But it does not conceive that there may be a person above the age of 21 years who may need to be kept in the Place of Safety for age determination if the offence alleged to have been committed by them had taken place before they attained the age of 18 years.

The Rules have further carried forward the confusion in the process of appeal. They provide that when an appeal is filed against the decision of the Board to transfer the child to the Children’s Court, the latter will first decide the appeal and then proceed with reassessing whether to deal with the child as a child or not. The latter proceedings have no meaning if the Children’s Court has already given its finding on the appeal. On the reverse side, the appeal before the Children’s Court has no meaning if it has in any case to determine whether to deal with the child as a child or try him as an adult.
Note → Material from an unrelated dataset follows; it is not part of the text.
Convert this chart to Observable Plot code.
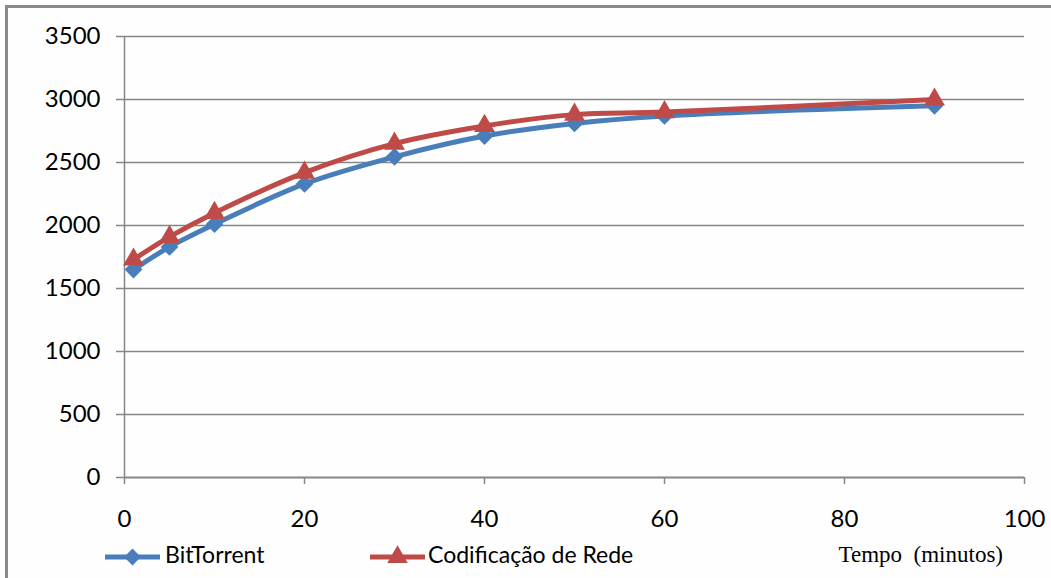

The Rules should have clarified that appeal against the decision of the Board shall lie before the Sessions Court as both the Board and the Children’s Court are both the first court of trial. It is not clear why the district judge has been given the supervisory function over the Board while the appellate authority for both the Board and the Committee remains the session judge.

There are many Rules which emphasise the child-friendly nature of the Act. For example, there is the specific rule against use of handcuffs or any other kind of fetters. The physical infrastructure spelt out for each Juvenile Justice Board is also ideal. Only time will tell, however, if these will remain on paper only or some of it will get implemented on the ground. As the Rules have been put out in the public domain for comments from all stake holders, it is hoped that the gaps will be filled up before these Rules are finally notified.

(The writer is Professor of Law, University of Delhi)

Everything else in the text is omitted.